Not wanting to see how people are changing doesn’t keep them in place. Instead, it keeps me from moving forward. Unforgiveness is a deadly anchor that drags a mind down across icy tracks into cold, blind caverns of bitterness and despair.

Bitterness and despair always come together like disfigured, shriveling twins. They are the dying.

And joy.

Joy is the living.

Joy and unforgiveness cannot coexist. When one is fed, the other fades away. It’s that simple. The one that is tended is the one that will grow. The one that’s rehearsed is the one our souls learn to sing.

Joy doesn’t ignore the hurt or excuse it away. It just makes it possible to let it go, lay it down, make room to hold onto the things that matter. Joy makes space to remember who we are, to see who we are becoming. It allows for hope that God is also doing new things, things we maybe can’t see yet in people who have wounded us. It also allows for the freedom to let people make their own choices, even destructive ones that might lead to their crumbling, because maybe the crumbling is the thing they need most.

So how do we tend joy? I’m still figuring that out, but I think the beginning looks something like this.

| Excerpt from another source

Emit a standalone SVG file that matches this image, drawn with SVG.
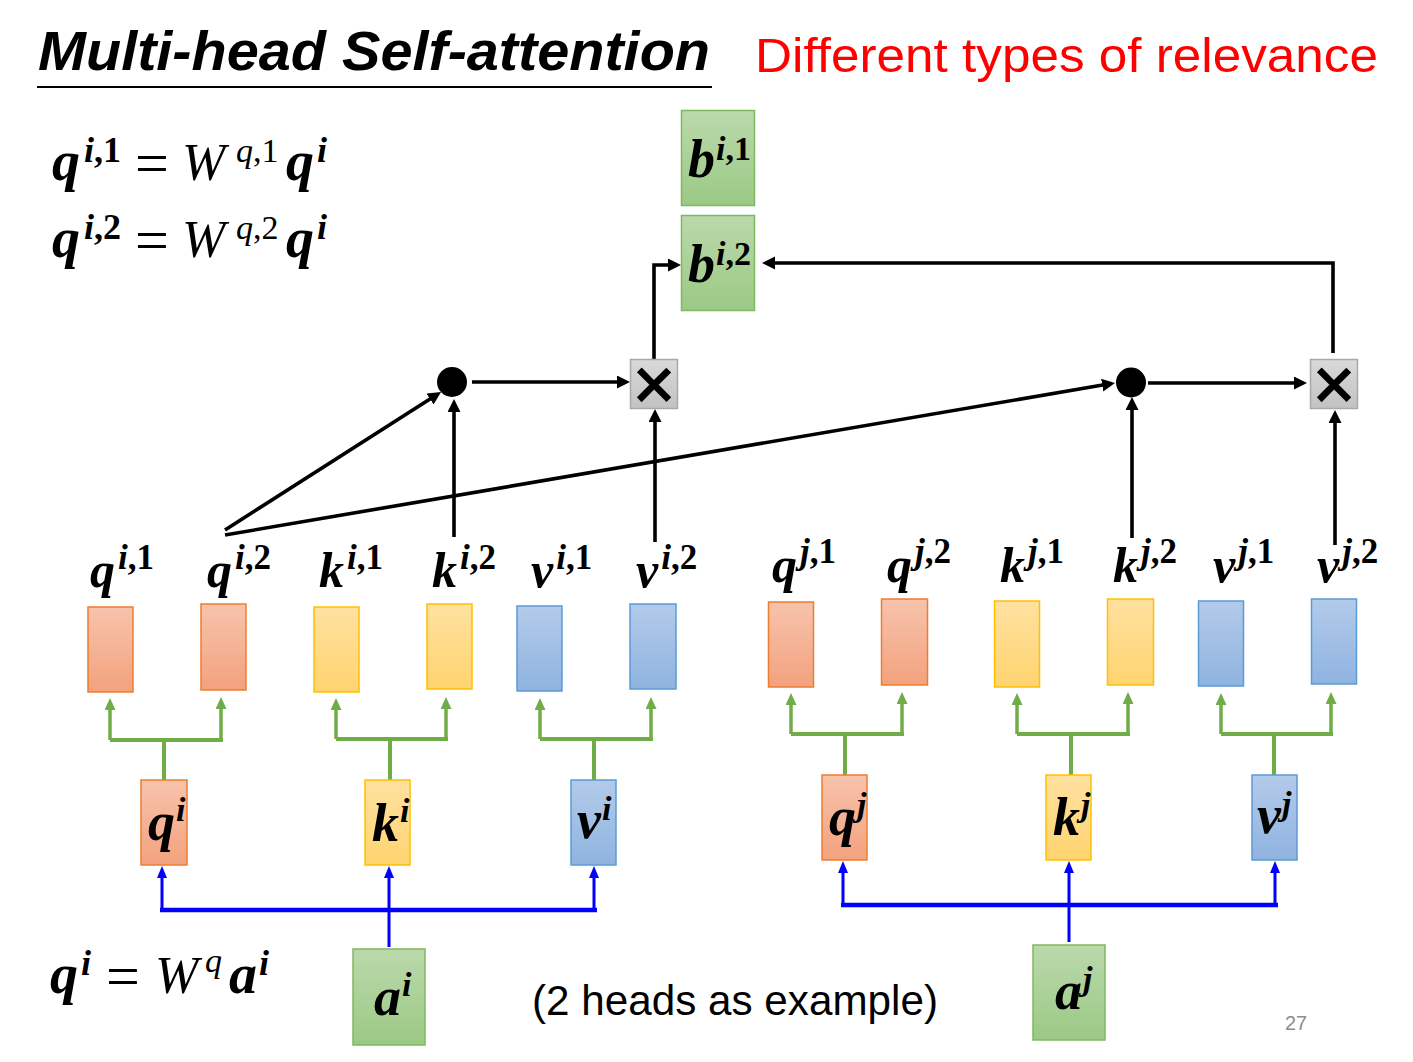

Starve bitterness. No more lists of why we’re right and they’re wrong. No more hitting repeat on painful conversations. Once injustice and sin have been named and held to the light, give them to Jesus and let Him do what He needs to in His timing.

Stop playing the shame game. I’m not sure unforgiveness towards others can ever be untangled from unforgiveness towards ourselves. Wherever there is unforgiveness, pride and shame run together, tying us up and weighing us down. Shame will always have a way in until we really, actually believe that we are forgiven and we choose to wrap ourselves in truths like these:

“So now there is no condemnation for those who belong to Christ Jesus.” (Romans 8:1 NLT)

“Those who look to him for help will be radiant with joy; no shadow of shame will darken their faces.” (Psalm 34:5 NLT)

Live today’s life. Smell a gardenia. Drink coffee. Listen to someone’s dreams. Make a sandwich for a sticky faced little one. Stargaze. Watch a movie. Color with crayons. Hug a friend. Squish mud between your toes. Cry if you need to. Take a nap. Make black beans and rice. Do Zumba and laugh at yourself. Don’t try to straddle the line between yesterday and today or today and tomorrow. We’re not meant to stretch that way. Just do the now.

Seek the truth speakers. I have a group of sister-friends who gently pursue my heart and help reorient my thinking. They know I’ve spent the last seven months recovering from severe anxiety and insomnia, and they are cheering me on, but they aren’t afraid to push my buttons. These women, along with my husband and sister, ask hard questions and remind me to look for beauty in the ashes, to rejoice in the new work God is doing. And, just as beautiful, they expect me to do all these things for them, too.

Find space. Space to think, to pray, to read Scripture. Space to lay it all out and let God’s Spirit flow in and through the shattered pieces. Space to breathe, be silent, be still. Space just to be. I’m an extrovert, a pretty extreme one, actually, and it takes a whole lot before I start to feel the need for solitude. But without the daily rhythm of finding space to hide away alone, I start to lose my balance. Some days that time is more limited than others (I do still have a preschooler at home), but now that I have that rhythm, I crave solitude. It’s there in those times that my soul unfolds and heals while I rest. It’s there that joy takes root so it can unfurl into full glory.

Because that’s what joy really is. It’s God’s glory, opening us up to be who we truly are.

2 Comments

  1. Jenny
    Apr 23, 2016

    Perfectly written and refreshing for my soul.

  2. Anita
    Apr 24, 2016

    what an encouragement (I’m sure to so many) – it is amazing how quickly we can shrivel spiritually – thank you for bringing me “up short” and showing how we can turn around.